Document.GetText does not return correct symbol value.using Java

Hi,
I am using Aspose.Words API for Java.
I recently noted that characters (possibly not in the UTF-8) range being changed automatically by the API. I’ll explain the situation.

1. The document contains a special character for bullets. The corresponding integer value for it being 61553.
2. On reading the document through Aspose.Words, i see it displayed as the alphabet ‘q’ (value 113)
3. On encountering more such characters i noticed that for characters with value greater than 61440 are returned as ( - 61440) ?

What is the possible reason for this?
My machine uses UTF-8 encoding but i want my program to be independent of the machine it is running on. Kindly provide an answer and i’ll make changes to my code accordingly.

Thanks,
Divyansh

Hi Divyansh,

Thanks for your query. It would be great if you please share your document for investigation purposes.


Contenido : Se refiere al conjunto de datos con su correspondiente descripción.

Referencial : Contienen referencias bibliográficas a los documentos que contienen los datos pero no contienen los datos.
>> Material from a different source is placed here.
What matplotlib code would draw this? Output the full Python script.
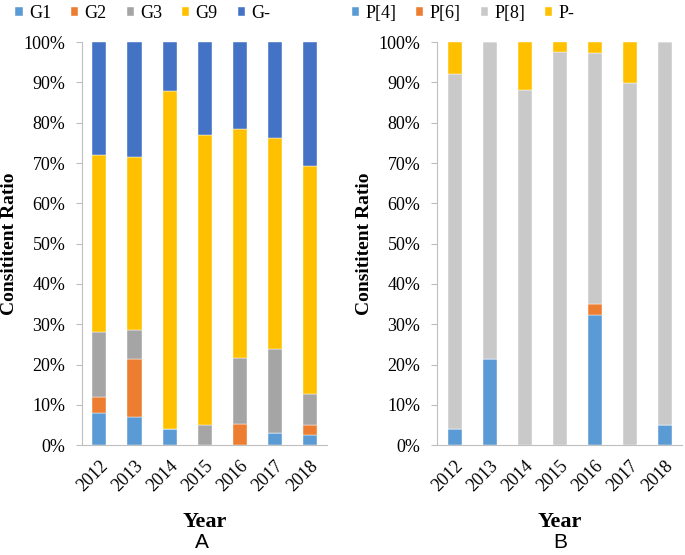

This is the reference string. The document is too large and i’m facing this problem for only these 2 lines. The unknown characters (as we can see before the bold word) are being shown differently when using para.toTxt()

copy paste this entire text and do a toTxt()
The first character appears as ‘q’ :frowning: the actual integer equivalent value to it is 61553.

Hi Divyansh,

Thanks for your query. I have managed to reproduce the same problem at my end. I have logged this issue as WORDSNET-6517 in our issue tracking system. You will be notified via this forum thread once this issue is resolved.

We apologize for your inconvenience.

Hi Divyansh,

Thanks for your patience. The WORDSNET-6517 has been fixed in latest version of Aspose.Words for Java 17.5. Please upgrade to the latest version of Aspose.Words for Java 17.5.